Bomen werken voor ons

Bomen zorgen voor beschutting en verkoeling, zuiveren de lucht en dragen bij tot een aangename verblijfplaats. Bij het planten van bomen op het openbaar domein, zorgen we ervoor dat ze geen overlast geven, geen drastische snoei nodig hebben en er decennia later nog zullen staan.

Tip 

Het belangrijkste criterium bij de keuze van een boom is de beschikbare bovengrondse en ondergrondse ruimte op de plantplaats. Plantencentra en vakmensen kunnen je helpen bij de keuze van de juiste boomsoort. Daarbij houden ze rekening met de maximale hoogte en breedte, zon of schaduw, zand-, leem- of kleibodem en eventuele uiterlijke kenmerken.
Respecteer bij het planten de afstand tot de perceelgrens. Wettelijk ligt die op minstens 2 meter, maar hou voldoende rekening met je buren zodat de boom op die plaats oud kan worden en snoei van hinderlijke takken vermeden kan worden. Een boom vraagt geen enkele snoei om gezond te blijven, dorre takken binnenin de kroon zijn een natuurlijke reactie op de groei van de kroon.

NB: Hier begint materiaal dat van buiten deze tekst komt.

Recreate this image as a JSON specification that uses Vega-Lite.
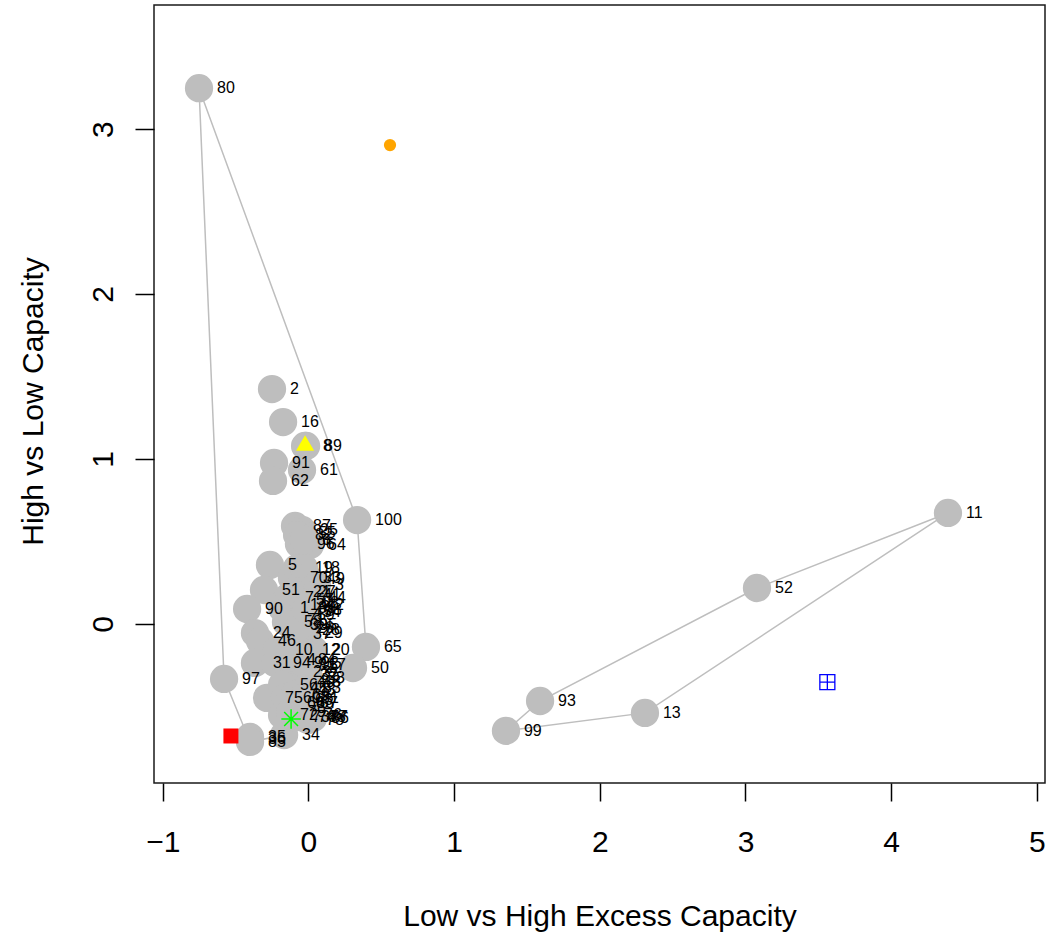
{
  "$schema": "https://vega.github.io/schema/vega-lite/v6.json",
  "autosize": {"type": "none"},
  "padding": {"left": 154, "top": 5, "right": 2, "bottom": 152},
  "width": 891,
  "height": 778,
  "config": {
    "view": {"stroke": "#1a1a1a", "strokeWidth": 1.5},
    "font": "Liberation Sans"
  },
  "datasets": {
    "pts": [
      {"id": 80, "x": -0.751, "y": 3.248},
      {"id": 2, "x": -0.25, "y": 1.424},
      {"id": 16, "x": -0.174, "y": 1.224},
      {"id": 8, "x": -0.023, "y": 1.079},
      {"id": 89, "x": -0.016, "y": 1.079},
      {"id": 91, "x": -0.236, "y": 0.976},
      {"id": 62, "x": -0.243, "y": 0.867},
      {"id": 61, "x": -0.044, "y": 0.933},
      {"id": 100, "x": 0.334, "y": 0.63},
      {"id": 11, "x": 4.39, "y": 0.673},
      {"id": 52, "x": 3.079, "y": 0.218},
      {"id": 93, "x": 1.59, "y": -0.467},
      {"id": 13, "x": 2.31, "y": -0.539},
      {"id": 99, "x": 1.356, "y": -0.648},
      {"id": 65, "x": 0.395, "y": -0.139},
      {"id": 50, "x": 0.306, "y": -0.267},
      {"id": 97, "x": -0.579, "y": -0.333},
      {"id": 35, "x": -0.401, "y": -0.685},
      {"id": 36, "x": -0.401, "y": -0.697},
      {"id": 85, "x": -0.401, "y": -0.715},
      {"id": 34, "x": -0.167, "y": -0.673},
      {"id": 5, "x": -0.264, "y": 0.358},
      {"id": 51, "x": -0.305, "y": 0.206},
      {"id": 90, "x": -0.421, "y": 0.091},
      {"id": 24, "x": -0.367, "y": -0.055},
      {"id": 46, "x": -0.332, "y": -0.103},
      {"id": 10, "x": -0.216, "y": -0.158},
      {"id": 12, "x": -0.03, "y": -0.158},
      {"id": 20, "x": 0.038, "y": -0.158},
      {"id": 29, "x": -0.01, "y": -0.055},
      {"id": 31, "x": -0.367, "y": -0.236},
      {"id": 94, "x": -0.229, "y": -0.236},
      {"id": 75, "x": -0.284, "y": -0.448},
      {"id": 70, "x": -0.113, "y": 0.279},
      {"id": 87, "x": -0.092, "y": 0.594},
      {"id": 25, "x": -0.044, "y": 0.57},
      {"id": 55, "x": -0.058, "y": 0.552},
      {"id": 82, "x": -0.078, "y": 0.539},
      {"id": 96, "x": -0.065, "y": 0.485},
      {"id": 64, "x": 0.011, "y": 0.479},
      {"id": 6, "x": -0.03, "y": 0.509},
      {"id": 19, "x": -0.078, "y": 0.339},
      {"id": 18, "x": -0.03, "y": 0.339},
      {"id": 49, "x": 0.004, "y": 0.273},
      {"id": 33, "x": -0.023, "y": 0.279},
      {"id": 3, "x": 0.059, "y": 0.236},
      {"id": 7, "x": -0.147, "y": 0.158},
      {"id": 21, "x": -0.092, "y": 0.194},
      {"id": 27, "x": -0.058, "y": 0.194},
      {"id": 41, "x": -0.023, "y": 0.176},
      {"id": 44, "x": 0.011, "y": 0.158},
      {"id": 57, "x": -0.071, "y": 0.145},
      {"id": 68, "x": -0.037, "y": 0.127},
      {"id": 1, "x": -0.181, "y": 0.097},
      {"id": 14, "x": -0.113, "y": 0.115},
      {"id": 39, "x": -0.058, "y": 0.097},
      {"id": 42, "x": -0.003, "y": 0.115},
      {"id": 47, "x": -0.085, "y": 0.073},
      {"id": 54, "x": -0.023, "y": 0.073},
      {"id": 59, "x": -0.065, "y": 0.055},
      {"id": 71, "x": -0.133, "y": 0.024},
      {"id": 58, "x": -0.154, "y": 0.012},
      {"id": 30, "x": -0.113, "y": -0.006},
      {"id": 26, "x": -0.071, "y": -0.024},
      {"id": 28, "x": -0.03, "y": -0.036},
      {"id": 37, "x": -0.092, "y": -0.061},
      {"id": 4, "x": -0.133, "y": -0.218},
      {"id": 9, "x": -0.085, "y": -0.236},
      {"id": 15, "x": -0.044, "y": -0.248},
      {"id": 17, "x": 0.011, "y": -0.248},
      {"id": 22, "x": -0.016, "y": -0.267},
      {"id": 23, "x": -0.092, "y": -0.291},
      {"id": 32, "x": -0.044, "y": -0.309},
      {"id": 38, "x": 0.004, "y": -0.327},
      {"id": 40, "x": -0.065, "y": -0.352},
      {"id": 43, "x": -0.023, "y": -0.352},
      {"id": 45, "x": -0.113, "y": -0.388},
      {"id": 48, "x": -0.058, "y": -0.4},
      {"id": 53, "x": -0.023, "y": -0.388},
      {"id": 56, "x": -0.181, "y": -0.37},
      {"id": 60, "x": -0.161, "y": -0.448},
      {"id": 63, "x": -0.078, "y": -0.461},
      {"id": 66, "x": -0.133, "y": -0.479},
      {"id": 67, "x": -0.044, "y": -0.479},
      {"id": 69, "x": -0.099, "y": -0.43},
      {"id": 72, "x": -0.181, "y": -0.552},
      {"id": 73, "x": -0.099, "y": -0.564},
      {"id": 74, "x": -0.058, "y": -0.564},
      {"id": 76, "x": -0.016, "y": -0.552},
      {"id": 77, "x": 0.025, "y": -0.564},
      {"id": 78, "x": -0.003, "y": -0.582},
      {"id": 79, "x": -0.126, "y": -0.533},
      {"id": 81, "x": -0.037, "y": -0.448},
      {"id": 83, "x": -0.071, "y": -0.479},
      {"id": 84, "x": -0.058, "y": -0.218},
      {"id": 86, "x": 0.032, "y": -0.57},
      {"id": 88, "x": 0.011, "y": -0.564},
      {"id": 92, "x": -0.037, "y": -0.236},
      {"id": 95, "x": -0.051, "y": -0.006},
      {"id": 98, "x": -0.016, "y": 0.085}
    ],
    "hull": [
      {"g": "A", "o": 1, "x": -0.751, "y": 3.248},
      {"g": "A", "o": 2, "x": 0.334, "y": 0.63},
      {"g": "A", "o": 3, "x": 0.395, "y": -0.139},
      {"g": "A", "o": 4, "x": 0.306, "y": -0.267},
      {"g": "A", "o": 5, "x": 0.032, "y": -0.57},
      {"g": "A", "o": 6, "x": -0.167, "y": -0.673},
      {"g": "A", "o": 7, "x": -0.401, "y": -0.715},
      {"g": "A", "o": 8, "x": -0.579, "y": -0.333},
      {"g": "A", "o": 9, "x": -0.751, "y": 3.248},
      {"g": "B", "o": 1, "x": 4.39, "y": 0.673},
      {"g": "B", "o": 2, "x": 3.079, "y": 0.218},
      {"g": "B", "o": 3, "x": 1.59, "y": -0.467},
      {"g": "B", "o": 4, "x": 1.356, "y": -0.648},
      {"g": "B", "o": 5, "x": 2.31, "y": -0.539},
      {"g": "B", "o": 6, "x": 4.39, "y": 0.673}
    ],
    "marks": [
      {"k": "orange", "x": 0.56, "y": 2.903},
      {"k": "yellow", "x": -0.023, "y": 1.097},
      {"k": "red", "x": -0.532, "y": -0.679},
      {"k": "green", "x": -0.119, "y": -0.576},
      {"k": "blue", "x": 3.562, "y": -0.352}
    ]
  },
  "encoding": {
    "x": {
      "field": "x", "type": "quantitative",
      "scale": {"domain": [-1.06, 5.056], "nice": false, "zero": false},
      "axis": {
        "values": [-1, 0, 1, 2, 3, 4, 5],
        "domain": false, "grid": false,
        "tickSize": 18, "tickColor": "#000", "tickWidth": 1.5,
        "labelFontSize": 30, "labelColor": "#000", "labelFont": "Liberation Sans",
        "labelBaseline": "alphabetic", "labelPadding": 50, "labelFlush": false, "labelOverlap": false,
        "title": "Low vs High Excess Capacity",
        "titleFont": "Liberation Sans", "titleFontSize": 30, "titleFontWeight": "normal", "titleColor": "#000",
        "titleAlign": "center", "titleBaseline": "alphabetic", "titleX": 445.5, "titleY": 142
      }
    },
    "y": {
      "field": "y", "type": "quantitative",
      "scale": {"domain": [-0.964, 3.752], "nice": false, "zero": false},
      "axis": {
        "values": [0, 1, 2, 3],
        "domain": false, "grid": false,
        "tickSize": 19, "tickColor": "#000", "tickWidth": 1.5,
        "labelFontSize": 30, "labelColor": "#000", "labelFont": "Liberation Sans",
        "labelAngle": 270, "labelAlign": "center", "labelBaseline": "alphabetic", "labelPadding": 23,
        "labelFlush": false, "labelOverlap": false,
        "title": "High vs Low Capacity",
        "titleFont": "Liberation Sans", "titleFontSize": 30, "titleFontWeight": "normal", "titleColor": "#000",
        "titleAngle": 270, "titleAlign": "center", "titleBaseline": "alphabetic", "titleX": -112, "titleY": 396
      }
    }
  },
  "layer": [
    {
      "data": {"name": "hull"},
      "mark": {"type": "line", "color": "#bebebe", "strokeWidth": 1.5},
      "encoding": {
        "detail": {"field": "g", "type": "nominal"},
        "order": {"field": "o", "type": "quantitative"}
      }
    },
    {
      "data": {"name": "pts"},
      "mark": {"type": "circle", "size": 800, "color": "#bebebe", "opacity": 1}
    },
    {
      "data": {"name": "pts"},
      "mark": {"type": "text", "align": "left", "baseline": "middle", "dx": 18, "fontSize": 16, "font": "Liberation Sans", "color": "#000"},
      "encoding": {"text": {"field": "id", "type": "nominal"}}
    },
    {
      "data": {"name": "marks"},
      "transform": [{"filter": "datum.k === 'orange'"}],
      "mark": {"type": "circle", "size": 150, "color": "#ffa500", "opacity": 1}
    },
    {
      "data": {"name": "marks"},
      "transform": [{"filter": "datum.k === 'yellow'"}],
      "mark": {"type": "point", "shape": "triangle-up", "size": 330, "filled": true, "color": "#ffff00", "opacity": 1}
    },
    {
      "data": {"name": "marks"},
      "transform": [{"filter": "datum.k === 'red'"}],
      "mark": {"type": "square", "size": 225, "color": "#ff0000", "opacity": 1}
    },
    {
      "data": {"name": "marks"},
      "transform": [{"filter": "datum.k === 'green'"}],
      "mark": {"type": "point", "shape": "M-1,0L1,0M0,-1L0,1M-0.71,-0.71L0.71,0.71M-0.71,0.71L0.71,-0.71", "size": 380, "filled": false, "color": "#00ff00", "strokeWidth": 1.5, "opacity": 1}
    },
    {
      "data": {"name": "marks"},
      "transform": [{"filter": "datum.k === 'blue'"}],
      "mark": {"type": "point", "shape": "M-1,-1L1,-1L1,1L-1,1ZM-1,0L1,0M0,-1L0,1", "size": 225, "filled": false, "color": "#0000ff", "strokeWidth": 1.3, "opacity": 1}
    }
  ]
}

Nabij de boom verwijder je wel best concurrenten zoals gazon en struiken hoger dan 50 centimeter en breng je een mulchlaag aan van 5 à 15 centimeter dik. Afgevallen bladeren blijven ook best liggen in deze zone, de zogenaamde kroonprojectie. Door de  klimaatverandering is onze ondergrond droger geworden, waardoor we verschuiven naar meer mediterrane boomsoorten. Gewone es, veldesdoorn en jeneverbes zijn inheemse boomsoorten die de droogte nog steeds goed verdragen.